Donald Macintyre of the Independent (UK) tells the story of the Abu Dan garment factory. The Abu Dan’s can’t export their clothes to Israel because of the Israeli blockade of Gaza. This has been the situation for many businesses in Gaza since 2007, when the full blown air, sea and land closure was imposed on the Strip. But now, the garment factory is doing worse than it has been because of the flooding of the local market with cheap Israeli goods, a process that has been going on since the so-called “easing” of the blockade:
In a series of intensive negotiations with the Israeli Prime Minister, Benjamin Netanyahu, Quartet envoy Tony Blair managed to secure a tangible change of policy. Israel agreed to allow imports to Gaza of all goods other than those on a list of items – notably cement and other building materials deemed security risks if appropriated for military purposes by Hamas – rulers of this territory of 1.5 million people.
True, Karni remained closed, and the increase in imports to Gaza only reached below 40 per cent of pre- siege levels. But the truckloads increased to around 250 a day, and previously banned consumer goods, from chocolate to children’s toys, from refrigerators to bathtaps, from window glass to cars, have flowed into Gaza. This was good news for those Gaza consumers who can afford them, for Israeli goods are at once cheaper and better than those that were previously smuggled through tunnels from Egypt. Moreover, some unbanned raw materials including cloth for the imploded garment industry slowly began to move into the Strip, allowing some production to restart – albeit at a fraction of pre-2007 levels.
Yet for companies like the Abu Dans’ – whose decades-old, $1.5m factory was the biggest clothing enterprise in Gaza – the easing of the embargo had a perverse effect.

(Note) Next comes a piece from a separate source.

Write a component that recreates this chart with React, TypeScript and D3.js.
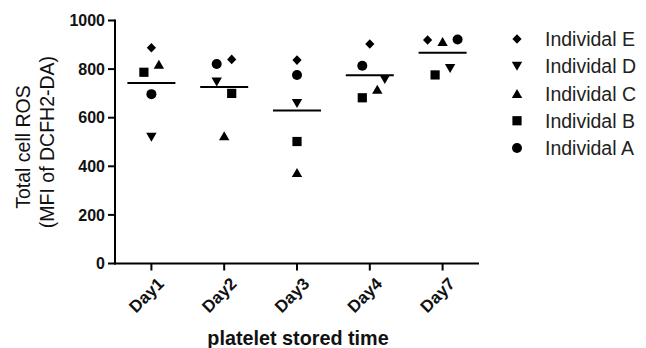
import React from "react";
import * as d3 from "d3";

const days = ["Day1", "Day2", "Day3", "Day4", "Day7"];
const individuals = ["Individal E", "Individal D", "Individal C", "Individal B", "Individal A"];
const symbolsOf = ["diamond", "down", "up", "square", "circle"];
const valuesE = [888, 840, 837, 903, 920];
const valuesD = [520, 747, 659, 758, 803];
const valuesC = [820, 525, 374, 717, 913];
const valuesB = [787, 700, 502, 682, 776];
const valuesA = [697, 821, 776, 814, 922];
const series = [valuesE, valuesD, valuesC, valuesB, valuesA];
// horizontal scatter offsets (in symbol half-widths) per individual per day, as in the dot plot
const jitterE = [0, 1, 0, 0, -2];
const jitterD = [0, -1, 0, 2, 1];
const jitterC = [1, 0, 0, 1, 0];
const jitterB = [-1, 1, 0, -1, -1];
const jitterA = [0, -1, 0, -1, 2];
const jitter = [jitterE, jitterD, jitterC, jitterB, jitterA];
const yTicks = [0, 200, 400, 600, 800, 1000];

const W = 646, H = 348;
const FONT = "'Liberation Sans', Arial, Helvetica, sans-serif";

function Sym({ type, x, y }: { type: string; x: number; y: number }) {
  const r = 5;
  if (type === "circle") return <circle cx={x} cy={y} r={r} fill="#000" />;
  if (type === "square") return <rect x={x - 4.6} y={y - 4.6} width={9.2} height={9.2} fill="#000" />;
  let d = "";
  if (type === "diamond") d = `M${x},${y - 4.8}L${x + 4.6},${y}L${x},${y + 4.8}L${x - 4.6},${y}Z`;
  if (type === "up") d = `M${x},${y - 4.6}L${x + 5.2},${y + 4.4}L${x - 5.2},${y + 4.4}Z`;
  if (type === "down") d = `M${x},${y + 4.6}L${x + 5.2},${y - 4.4}L${x - 5.2},${y - 4.4}Z`;
  return <path d={d} fill="#000" />;
}

export default function App() {
  const x = d3.scalePoint<string>().domain(days).range([115, 479]).padding(0.5);
  const y = d3.scaleLinear().domain([0, 1000]).range([263.5, 20.5]);
  const step = 7.5;
  const means = days.map((_, di) => d3.mean(series.map((s) => s[di])) as number);
  const legendY = d3.scalePoint<string>().domain(individuals).range([39, 148]);

  return (
    <svg width={W} height={H} style={{ position: "absolute", left: 0, top: 0, background: "#fff" }} fontFamily={FONT}>
      {/* y axis */}
      <line x1={115} x2={115} y1={y(1000) - 1} y2={y(0) + 1} stroke="#000" strokeWidth={2} />
      {yTicks.map((t) => (
        <g key={t}>
          <line x1={108} x2={115} y1={y(t)} y2={y(t)} stroke="#000" strokeWidth={2} />
          <text x={105} y={y(t)} dy="0.36em" textAnchor="end" fontSize={16} fontWeight="bold" fill="#111">
            {t}
          </text>
        </g>
      ))}
      {/* x axis */}
      <line x1={114} x2={479} y1={y(0)} y2={y(0)} stroke="#000" strokeWidth={2} />
      {days.map((d) => (
        <g key={d}>
          <line x1={x(d)} x2={x(d)} y1={y(0)} y2={y(0) + 7} stroke="#000" strokeWidth={2} />
          <text
            transform={`translate(${(x(d) as number) + 5},${y(0) + 13}) rotate(-45)`}
            textAnchor="end"
            dy="0.7em"
            fontSize={17}
            fontWeight="bold"
            fill="#111"
          >
            {d}
          </text>
        </g>
      ))}
      {/* axis titles */}
      <text x={298} y={345} textAnchor="middle" fontSize={19.8} fontWeight="bold" fill="#111">
        platelet stored time
      </text>
      <g transform={`translate(30,0) rotate(-90)`}>
        <text x={-147} y={0} textAnchor="middle" fontSize={19.5} fill="#111">Total cell ROS</text>
        <text x={-142} y={24} textAnchor="middle" fontSize={19.5} fill="#111">(MFI of DCFH2-DA)</text>
      </g>
      {/* mean lines */}
      {days.map((d, di) => (
        <line key={d} x1={(x(d) as number) - 24} x2={(x(d) as number) + 24} y1={y(means[di])} y2={y(means[di])} stroke="#000" strokeWidth={2} />
      ))}
      {/* points */}
      {series.map((s, si) =>
        s.map((v, di) => (
          <Sym key={`${si}-${di}`} type={symbolsOf[si]} x={(x(days[di]) as number) + jitter[si][di] * step} y={y(v)} />
        ))
      )}
      {/* legend */}
      {individuals.map((name, i) => (
        <g key={name}>
          <Sym type={symbolsOf[i]} x={517} y={legendY(name) as number} />
          <text x={545} y={legendY(name) as number} dy="0.36em" fontSize={19.5} fill="#222">
            {name}
          </text>
        </g>
      ))}
    </svg>
  );
}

With the ban on exports still in force, the family was now hard pressed even to sell to the local market, because of its flooding by – often Chinese made – cheap clothing coming through Israel. “They talk about easing the embargo but that means allowing in finished goods which we cannot compete with. Believe me, things are worse for us now than before it happened,” says Mr Abu Dan.
In other words, what Senator Chuck Schumer of New York approvingly called the Israeli blockade–economic strangulation–remains in place.
This piece originally appeared on Alex Kane's blog.


Thanks Alex. I’d really like to hear some hard figures on the economic situation in Gaza: GDP, GDP growth or contraction, per capita incomes, unemployment levels etc.
It seems that Israel was quite successful with it’s “easing the blockade” narrative, and the only way to counter that argument is with hard facts. For example: unemployment in Gaza now (at about 40% from what I can find out) is worse than unemployment was during the Great Depression, which topped out at about 35% in the US. Watch any documentary on the Depression and you’ll be in tears, yet Obama approves of (in spite of what he says, he approves) the situation is Gaza which is much much worse, and completely man-made.
Not related to the easing, but something else I worked out recently: Palestinians in Gaza consume 1/97,000 the amount of electricity per capita than someone in the US. Israel bombed Gaza’s electricity plant in 2006 and is still dependent on Israel to supply electricity (which it buys at an inflated price).
>>I worked that out using figures from the CIA Factbook, details in the second half of this rambling post (starting with “Now I detour for a moment and mention Gaza..”):
link to mondoweiss.net
Typo: unemployment in the US during the Depression topped at 25%, not 35%.